O chanceler britânico William Hague, que já deu declarações problemáticas antes, foi o portador da notícia sobre a suspensão do embargo de armas: “É uma boa decisão e envia uma mensagem muito forte da Europa ao regime do [presidente Bashar] Al-Assad”, apesar de a Grã Bretanha não prever enviar armas à oposição de imediato.
A menos que a mensagem que Hague pretende passar ao presidente Assad seja a da ingerência criminosa na política e na estabilidade da Síria, a suspensão do embargo não pode ser considerada “uma boa decisão”, principalmente se os esforços por um diálogo político internacional forem sérios, e não mais uma retórica infrutífera. A ambiguidade e a falta de confiança que ela gera só fazem os atores envolvidos afastarem-se ainda mais, o que resultará em um maior prolongamento da violência.
Os diplomatas europeus envolvidos na votação para a suspensão do embargo de armas citaram a crescente “suspeita” sobre o uso de armas químicas em regiões específicas da Síria, mas a menção à autoria desse uso fica sempre encoberta. Observadores independentes já declararam não haver indícios de que o governo sírio emprega esses recursos, mas ao contrário, há indícios do uso deles por parte dos grupos armados, cuja brutalidade já tem sido evidenciada.
Solução política contra instabilidade regional
O presidente da Comissão de Segurança Nacional e Política Exterior da Assembleia Consultiva Islâmica do Irã (Mayles), Alaedin Bruyerdi, assinalou nesta segunda que a Conferência dos “Amigos da Síria” em Teerão, capital iraniana, será uma reunião dos amigos ou de quem se esforça por uma solução política para a crise síria.
De acordo com o porta-voz do Ministério de Relações Exteriores persa, Sayed Abas Araqchi, chanceleres, autoridades, personalidades de alto nível e representantes de organizações internacionais estarão presentes na conferência, que será celebrará nesta quarta-feira (29), com o lema: “Solução política, estabilidade regional”.
Araqchi lamentou a decisão dos chanceleres da UE sobre a suspensão do envio de armas aos grupos armados, dizendo que “o posicionamento duplo dos países ocidentais que alegam lutar contra o terrorismo é o maior obstáculo ante a eliminação deste fenómeno nefasto”, e que a decisão é “perigosa e incorreta”.
Além disso, ataques aéreos sem condenação e a retórica agressiva do vizinho Israel levam os oficiais sírios a acreditarem que o país busca uma guerra de grande escala com a Síria, principalmente no caso de os grupos armados conseguirem derrubar o governo de Assad, o que reflete a profundidade do risco de desestabilização da região.
O Irão já se mostrou interessado também em participar na conferência internacional de junho, que ficou denominada Genebra 2, e Araqchi afirmou esperar que todas as partes influentes trabalhem por resultados exitosos durante o evento.
Já no Líbano, tem sido frequente a denúncia sobre ataques desde o território sírio contra regiões com grande influência do partido islâmico Hezbollah, que forma parte do governo e exige o respeito pela soberania síria para a solução da crise interna.
Os ataques têm sido ligados aos grupos armados atuantes dentro da Síria, e nesta segunda fez uma vítima no subúrbio da capital libanesa, Beirute.
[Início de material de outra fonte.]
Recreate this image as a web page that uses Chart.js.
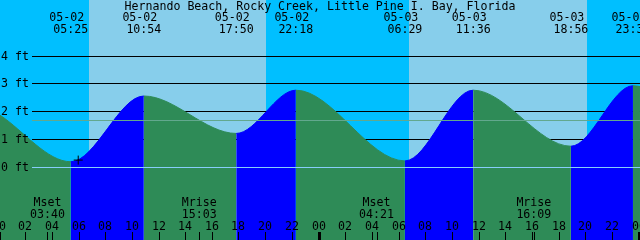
<!DOCTYPE html>
<html>
<head>
<meta charset="utf-8">
<script src="https://cdn.jsdelivr.net/npm/chart.js@4"></script>
<style>
html, body { margin: 0; padding: 0; background: #00bfff; }
#wrap { width: 640px; height: 240px; }
</style>
</head>
<body>
<div id="wrap"><canvas id="chart"></canvas></div>
<script>
const title = 'Hernando Beach, Rocky Creek, Little Pine I. Bay, Florida';

// hours counted from 05-02 00:00
const tideHours = [0.11, 5.42, 10.9, 17.83, 22.3, 30.48, 35.6, 42.93, 47.58, 48.11];
const tideLevels = [1.87, 0.19, 2.56, 1.21, 2.77, 0.22, 2.77, 0.75, 2.93, 2.9];
const eventDates = ['05-02', '05-02', '05-02', '05-02', '05-03', '05-03', '05-03', '05-03'];
const eventTimes = ['05:25', '10:54', '17:50', '22:18', '06:29', '11:36', '18:56', '23:35'];

const sunRise = [6.79, 30.79];
const sunSet = [20.07, 44.12];

const moonNames = ['Mset', 'Mrise', 'Mset', 'Mrise'];
const moonTimes = ['03:40', '15:03', '04:21', '16:09'];
const moonHours = [3.67, 15.05, 28.35, 40.15];

const hourLabels = ['00', '02', '04', '06', '08', '10', '12', '14', '16', '18', '20', '22',
                    '00', '02', '04', '06', '08', '10', '12', '14', '16', '18', '20', '22', '00'];
const levelLabels = ['0 ft', '1 ft', '2 ft', '3 ft', '4 ft'];
const meanLevel = 1.68;
const nowHour = 5.98;
const nowLevel = 0.25;

const FONT = '11.6px "DejaVu Sans Mono", "Liberation Mono", monospace';
const rising = c => c.p1.parsed.y > c.p0.parsed.y ? '#0000ff' : '#2e8b57';

const tidePlugin = {
    id: 'tide',
    beforeDatasetsDraw(chart) {
        const { ctx, chartArea: a, scales: { x, y } } = chart;
        ctx.save();
        ctx.fillStyle = '#00bfff';
        ctx.fillRect(a.left, a.top, a.width, a.height);
        ctx.fillStyle = '#87ceeb';
        sunRise.forEach((r, i) => {
            const x0 = Math.round(x.getPixelForValue(r));
            const x1 = Math.round(x.getPixelForValue(sunSet[i]));
            ctx.fillRect(x0, a.top, x1 - x0, a.height);
        });
        // level lines sit behind the water
        ctx.strokeStyle = '#000';
        ctx.lineWidth = 1;
        for (let v = 1; v < levelLabels.length; v++) {
            const py = Math.floor(y.getPixelForValue(v)) + 0.5;
            ctx.beginPath();
            ctx.moveTo(32, py);
            ctx.lineTo(a.right, py);
            ctx.stroke();
        }
        ctx.restore();
    },
    afterDatasetsDraw(chart) {
        const { ctx, chartArea: a, scales: { x, y } } = chart;
        ctx.save();
        ctx.lineWidth = 1;

        // zero and mean lines
        let py = Math.floor(y.getPixelForValue(0)) + 0.5;
        ctx.strokeStyle = '#87cefa';
        ctx.beginPath(); ctx.moveTo(32, py); ctx.lineTo(a.right, py); ctx.stroke();
        py = Math.floor(y.getPixelForValue(meanLevel)) + 0.5;
        ctx.strokeStyle = '#62a88e';
        ctx.beginPath(); ctx.moveTo(32, py); ctx.lineTo(a.right, py); ctx.stroke();

        ctx.font = FONT;
        ctx.fillStyle = '#000';

        // level labels
        ctx.textAlign = 'left';
        levelLabels.forEach((t, v) => {
            ctx.fillText(t, 1, Math.floor(y.getPixelForValue(v)) + 4);
        });

        // title and tide events
        ctx.textAlign = 'center';
        ctx.fillText(title, 320, 10);
        eventTimes.forEach((t, i) => {
            const px = x.getPixelForValue(tideHours[i + 1]);
            ctx.fillText(eventDates[i], px - 4, 21);
            ctx.fillText(t, px, 33);
        });

        // moon events
        moonNames.forEach((m, i) => {
            const px = x.getPixelForValue(moonHours[i]);
            ctx.fillText(m, px, 206);
            ctx.fillText(moonTimes[i], px, 218);
        });

        // hour axis
        hourLabels.forEach((t, i) => {
            const h = i * 2;
            const px = Math.round(x.getPixelForValue(h));
            ctx.fillText(t, px, 230);
            if (h % 24 === 0) {
                ctx.fillRect(px - 1, 232, 3, 8);
            } else {
                ctx.fillRect(px, 232, 1, 8);
            }
        });
        moonHours.forEach(h => {
            ctx.fillRect(Math.round(x.getPixelForValue(h)), 232, 1, 8);
        });
        ctx.restore();
    }
};

new Chart(document.getElementById('chart').getContext('2d'), {
    type: 'line',
    data: {
        datasets: [{
            data: [{ x: nowHour, y: nowLevel }],
            showLine: false,
            pointStyle: 'cross',
            pointRadius: 4.5,
            borderColor: '#000',
            borderWidth: 1,
            order: 0
        }, {
            data: tideHours.map((h, i) => ({ x: h, y: tideLevels[i] })),
            fill: 'start',
            cubicInterpolationMode: 'monotone',
            pointRadius: 0,
            borderWidth: 1,
            backgroundColor: '#2e8b57',
            borderColor: '#2e8b57',
            segment: {
                backgroundColor: rising,
                borderColor: rising
            },
            order: 1
        }]
    },
    options: {
        responsive: true,
        maintainAspectRatio: false,
        animation: false,
        layout: { padding: 0, autoPadding: false },
        plugins: {
            legend: { display: false },
            tooltip: { enabled: false }
        },
        scales: {
            x: { type: 'linear', min: 0.1125, max: 48.1125, display: false },
            y: { min: -2.63, max: 6.02, display: false }
        }
    },
    plugins: [tidePlugin]
});
</script>
</body>
</html>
Já nesta terça-feira (28), dois foguetes atingiram a cidade do noroeste, Hermel. O governo libanês condenou decisões da Liga Árabe que excluem o governo de Assad e favorecem a Coalizão Nacional Síria, que diz representar a oposição, mas comprometeu-se a não interferir no conflito, principalmente para preservar a sua própria estabilidade interna.
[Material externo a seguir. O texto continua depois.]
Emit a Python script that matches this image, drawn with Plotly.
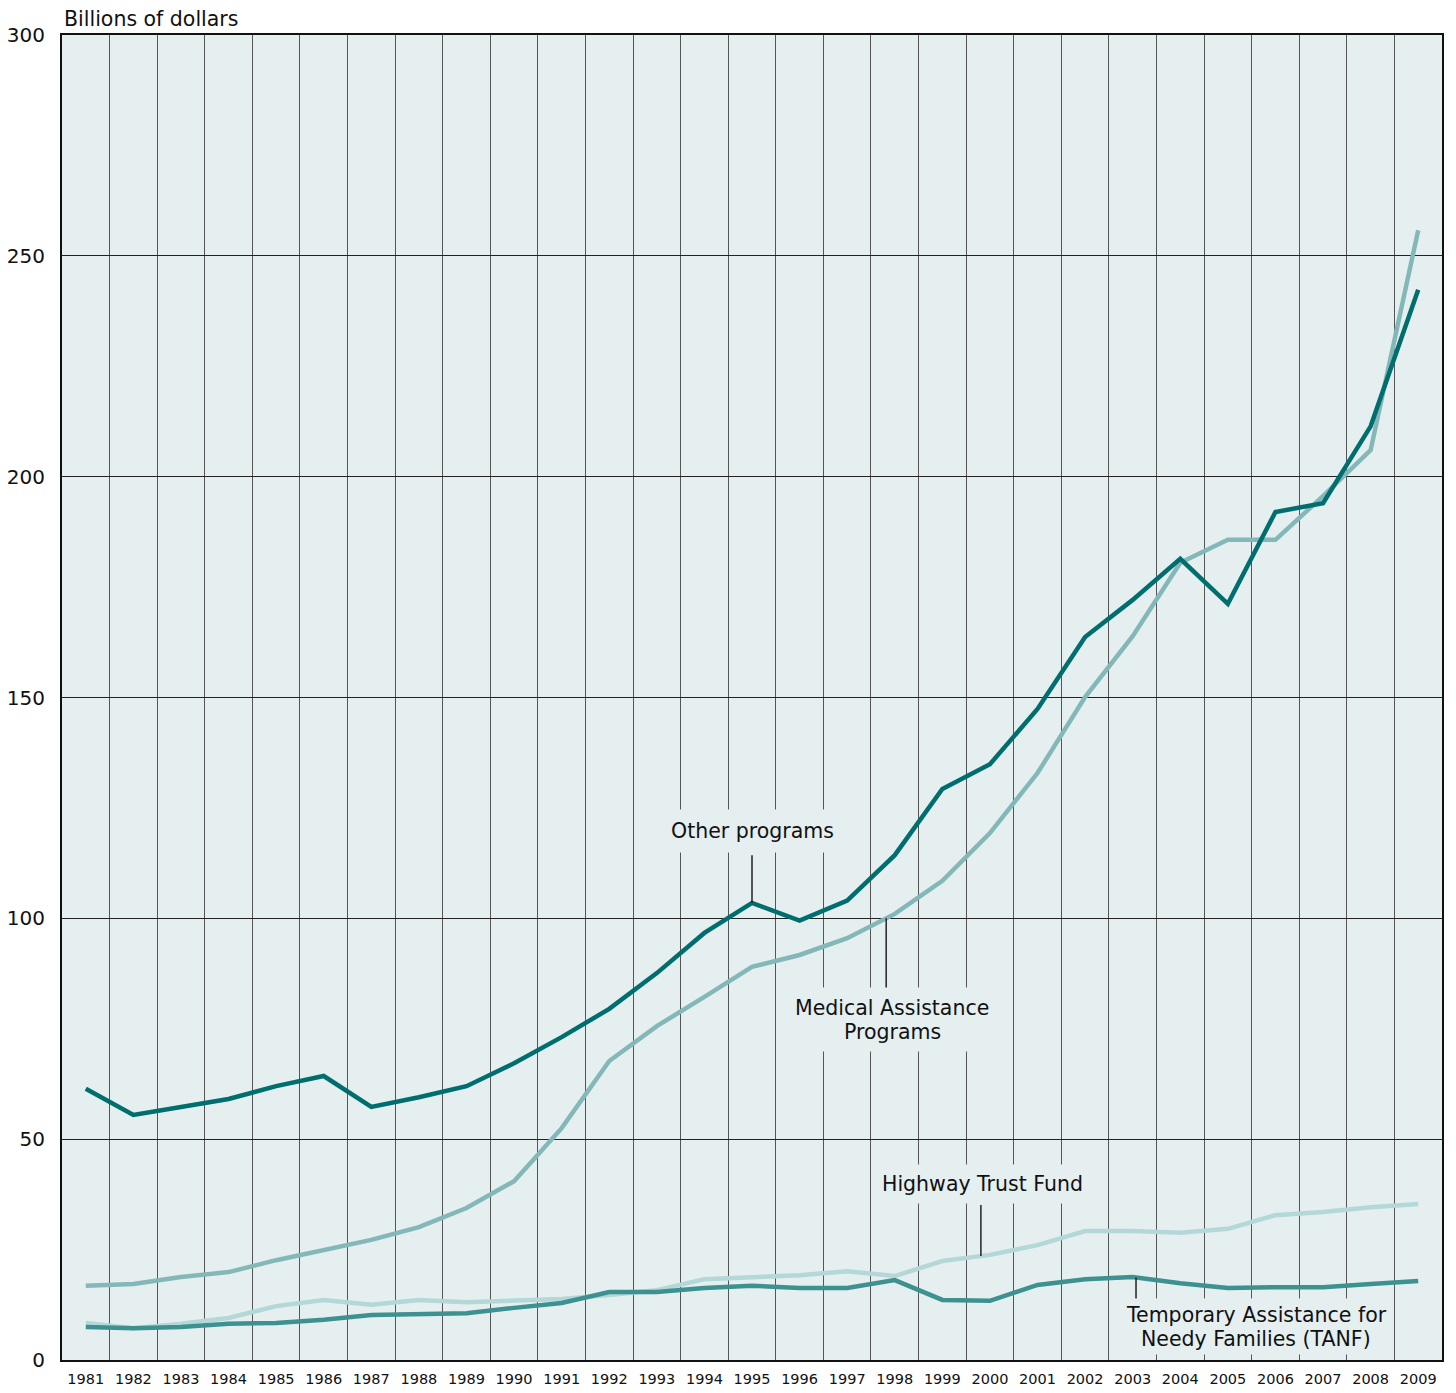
import plotly.graph_objects as go

years = list(range(1981, 2010))

other_programs = [61.4, 55.5, 57.3, 59.1, 62.0, 64.3, 57.3, 59.5, 62.0, 67.2,
                  73.1, 79.5, 87.6, 96.7, 103.5, 99.5, 104.0, 114.3, 129.3, 134.9,
                  147.4, 163.7, 172.1, 181.4, 171.2, 192.0, 194.0, 211.4, 242.3]

medical_assistance = [16.8, 17.2, 18.8, 19.9, 22.6, 24.9, 27.2, 30.1, 34.4, 40.5,
                      52.5, 67.7, 75.6, 82.2, 89.0, 91.7, 95.5, 101.0, 108.5, 119.3,
                      132.9, 150.1, 163.9, 180.5, 185.7, 185.7, 195.6, 206.0, 255.8]

highway_trust_fund = [8.4, 7.2, 8.2, 9.5, 12.2, 13.6, 12.5, 13.6, 13.1, 13.4,
                      13.8, 14.7, 15.8, 18.3, 18.8, 19.2, 20.1, 19.0, 22.4, 23.8,
                      26.0, 29.2, 29.2, 28.8, 29.7, 32.8, 33.5, 34.6, 35.3]

tanf = [7.5, 7.2, 7.5, 8.2, 8.4, 9.1, 10.2, 10.4, 10.6, 11.8,
        12.9, 15.4, 15.4, 16.3, 16.8, 16.3, 16.3, 18.1, 13.6, 13.4,
        17.0, 18.3, 18.8, 17.4, 16.3, 16.5, 16.5, 17.2, 17.9]

y_ticks = [0, 50, 100, 150, 200, 250, 300]

BG = "#e5eff0"
FONT = "DejaVu Sans"

series = [
    ("Highway Trust Fund", highway_trust_fund, "#b4d7d7"),
    ("Medical Assistance Programs", medical_assistance, "#84b8b8"),
    ("TANF", tanf, "#3e9191"),
    ("Other programs", other_programs, "#006e6e"),
]

fig = go.Figure()
for name, vals, color in series:
    fig.add_trace(go.Scatter(x=years, y=vals, mode="lines", name=name,
                             line=dict(color=color, width=4.5)))

boundaries = [y + 0.5 for y in years[:-1]]

fig.update_layout(
    width=1448, height=1385,
    margin=dict(l=54, r=14, t=27, b=33),
    paper_bgcolor="white",
    plot_bgcolor=BG,
    showlegend=False,
    font=dict(family=FONT, color="#111111"),
    xaxis=dict(
        range=[1980.5, 2009.5], automargin=False,
        tickmode="array", tickvals=years, ticktext=[str(y) for y in years],
        tickfont=dict(size=14.5, family=FONT, color="#111111"),
        showgrid=False, zeroline=False,
        ticks="outside", ticklen=5, tickcolor="rgba(0,0,0,0)",
        showline=True, linecolor="#111111", linewidth=2, mirror=True,
        minor=dict(tickmode="array", tickvals=boundaries, showgrid=True,
                   gridcolor="#555555", gridwidth=1.2, ticks=""),
    ),
    yaxis=dict(
        range=[0, 300], automargin=False,
        tickmode="array", tickvals=y_ticks, ticktext=[str(v) for v in y_ticks],
        tickfont=dict(size=20, family=FONT, color="#111111"),
        showgrid=True, gridcolor="#222222", gridwidth=1,
        zeroline=False,
        ticks="outside", ticklen=11, tickcolor="rgba(0,0,0,0)",
        showline=True, linecolor="#111111", linewidth=2, mirror=True,
    ),
)

# Axis title
fig.add_annotation(x=0, y=1, xref="paper", yref="paper", xanchor="left", yanchor="bottom",
                   yshift=2, text="Billions of dollars", showarrow=False,
                   font=dict(size=20.5, family=FONT, color="#111111"))

label_font = dict(size=20.5, family=FONT, color="#111111")


def interp(vals, x):
    i = int(x) - years[0]
    f = x - int(x)
    if i + 1 >= len(vals):
        return vals[i]
    return vals[i] + f * (vals[i + 1] - vals[i])


# Leader lines (drawn as shapes in data coordinates)
leaders = [
    (1995, interp(other_programs, 1995), 114.3),
    (1997.82, interp(medical_assistance, 1997.82), 84.0),
    (1999.81, interp(highway_trust_fund, 1999.81), 35.1),
    (2003.07, interp(tanf, 2003.07), 13.6),
]
for x, y0, y1 in leaders:
    fig.add_shape(type="line", x0=x, x1=x, y0=y0, y1=y1, xref="x", yref="y",
                  line=dict(color="#222222", width=1.5), layer="above")

# Background boxes (invisible text) that hide the gridlines behind labels
boxes = [
    (1995.0, 119.8, "Other programs", 9),
    (1997.95, 77.0, "Medical Assistance<br>Programs", 6),
    (1999.85, 39.8, "Highway Trust Fund", 7),
    (2005.6, 7.5, "Temporary Assistance for<br>Needy Families (TANF)", 2),
]
for x, y, txt, pad in boxes:
    fig.add_annotation(x=x, y=y, text=txt, showarrow=False,
                       font=dict(size=20.5, family=FONT, color=BG),
                       bgcolor=BG, borderpad=pad)

# Label text lines
labels = [
    (1995.0, 119.8, "Other programs"),
    (1997.95, 79.7, "Medical Assistance"),
    (1997.95, 74.3, "Programs"),
    (1999.85, 39.8, "Highway Trust Fund"),
    (2005.6, 10.2, "Temporary Assistance for"),
    (2005.6, 4.75, "Needy Families (TANF)"),
]
for x, y, txt in labels:
    fig.add_annotation(x=x, y=y, text=txt, showarrow=False, font=label_font)

fig.write_html("out.html")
Além do Líbano, também o Iraque, no contexto da Liga Árabe, levantou preocupações sobre a crise interna na Síria, o seu alastramento pela região e o respeito pela soberania daquele país. O governo do presidente Bashar Al-Assad já reiterou diversas vezes a disposição e os esforços efetivos em prol de um diálogo político nacional, e também afirmou estar disposto a participar da conferência Genebra 2.
A Rússia demonstrou conternação com a decisão da UE sobre a suspensão do embargo, mas o porta-voz da chancelaria russa Alexander Lukashevich declarou, na sexta-feira (24): “afirmamos com satisfação que recebemos, a princípio, o acordo de Damasco para comparecer à conferência internacional”.
Isso demonstra uma vez mais o comprometimento do governo sírio com a resolução do conflito de forma dialogada, ainda que tenha sido alvo, de diversas formas, de uma ingerência externa inaceitável em seus assuntos políticos e na sua segurança nacional, o que prolongou e intensificou um conflito que já dura dois anos.